Want to pass your business down to the next generation? Plan ahead to cut your tax liability.
If you thought inheritance tax planning was difficult enough when only a family home was involved, think again. When families own businesses, the complexities are far greater.
Almost half of British small business owners hope to pass on their business to their children, according to research from Close Brothers Asset Management.
But although people are considering succession plans, many are not aware of the tax implications.
There are three million family businesses in Britain, according to the Institute for Family Business, and each year some 100,000 family firms are thought to pass from one generation to the next.
Amalia Brightley-Gillott, the editor at Family Business Place, which promotes family businesses, said: “I don’t think anyone starts a business planning to pass it on to their children, but as it grows you want continuity and customers to know that the same values and family will be involved.”
Gary Heynes, a partner at Baker Tilly, the accountancy firm, said: “The starting point is looking at the business entity, how the business is structured, as that changes the rules slightly.”
Trading businesses qualify for 100pc relief from inheritance tax under a system called business property relief. To qualify, the business must be an unlisted company – or one listed on the junior Alternative Investment Market (Aim) – and must have been trading for at least two years.
A similar relief for agricultural property and land, agricultural property relief, covers farmland and farming businesses, but it has to be a trading farm to qualify – keeping chickens in your garden is unlikely to pass muster with the taxman.
“This means that if you fully own a company and you were to die, the shares could be left to the next generation entirely free of tax, and that is incredibly valuable,” said Mr Heynes. “A lot of people miss out because they don’t realise the criteria; they have too much in investment, for example.”

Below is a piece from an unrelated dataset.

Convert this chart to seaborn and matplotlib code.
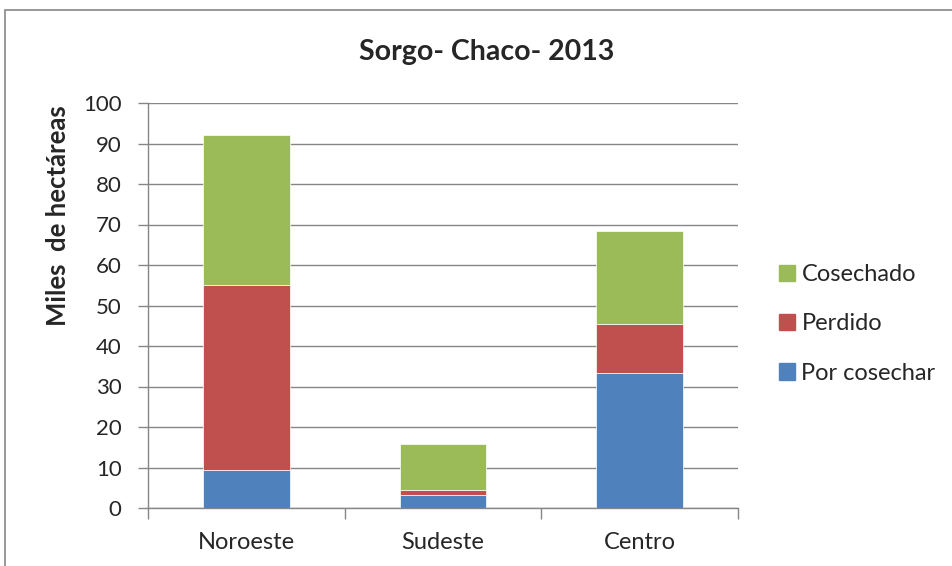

A non-trading company, such as an investment company or a company that receives property rental income, does not qualify for the relief.
Patrick Haines, regional head of advice at Close Brothers Asset Management, said: “Tax planning is intrinsic to the success of passing on a business, and understanding the tax implications involved in operating and passing on a business can help protect wealth for retirement – in addition to the use of tax-efficient personal savings.”
Harvey Bowden and his wife, Ann, are preparing to hand their successful water softener business, Harvey Water Softeners, based in Woking, Surrey, to their youngest son, Casey.
“We thought about what would happen to the business constantly as the years went by, but none of my children expressed an interest until about four years ago,” Mr Bowden said. “We always had the idea that we would either sell or pass the business on.”
Casey Bowden, now 32, joined the business in 2004 and became a director three years ago. He currently owns 2.5pc of the shares and the family have decided to grow this share to 49pc through his bonus over the next decade. The remainder he will inherit on his father’s death. His two elder brothers will each own 2.5pc of the business.
Harvey Bowden said: “If my children hadn’t been keen, I would have sold – it gets to the point when the strain outweighs the reward. Now Casey has started to take the strain.”
Harvey Water Softeners also owns rental properties, so as part of the succession plan the family is splitting out the property arm, which will be run by son Roy, aged 33, so the water softener company qualifies for business property relief.
Patricia Mock, a tax partner at Deloitte, said business owners should also be aware that business property relief might not apply if they die within seven years of gifting the company to their children. If the children have sold the business during that time, for example, the windfall could be subject to inheritance tax. Additionally, business owners can’t put additional assets into the company, known as excepted assets, to try to get around inheritance tax.
Capital gains tax (CGT) is another interesting factor because gifting business assets means they can be exempt from the tax. If a parent has built a business worth £10m, for example, they could pass it down to their child and pay no capital gains on the value. However, the tax is only deferred. If in this example the child later sells the shares for £20m, they would pay capital gains tax on the full £20m gain.
That’s important because of entrepreneur’s relief. Capital gains tax is usually 28pc, but there is a special 10pc rate which applies to businesses up to a value of £10m. For a business worth £10m, this could mean a total saving of £1.8m if the whole business changes ownership.
In some circumstances, said Ms Mock, this means it might be better not to defer capital gains. Again to use the example above, it would mean the parent and child each pays 10pc on their £10m gain, instead of the child paying 10pc CGT on the first £10m and the full 28pc rate on the rest.
“Although gains can be held over, it is not always the best answer,” she said. “It is also worth keeping track of share ownerships fragmented around families in this situation – you need to hold 5pc for at least a year to qualify for entrepreneur’s relief and you need to work for the company, as an employee or an office holder.”
Parents stepping away from the business should think about whether the business should pay into their pension fund, how they will manage proceeds from a sale during their retirement and whether they could retain shares in the business to pay a dividend.
Mr Heynes said: “There is no simple answer. Individuals must think about where the business will go on their retirement and who will benefit from its value. When you have made those more emotional decisions, discuss with your accountant about how to manage the process.”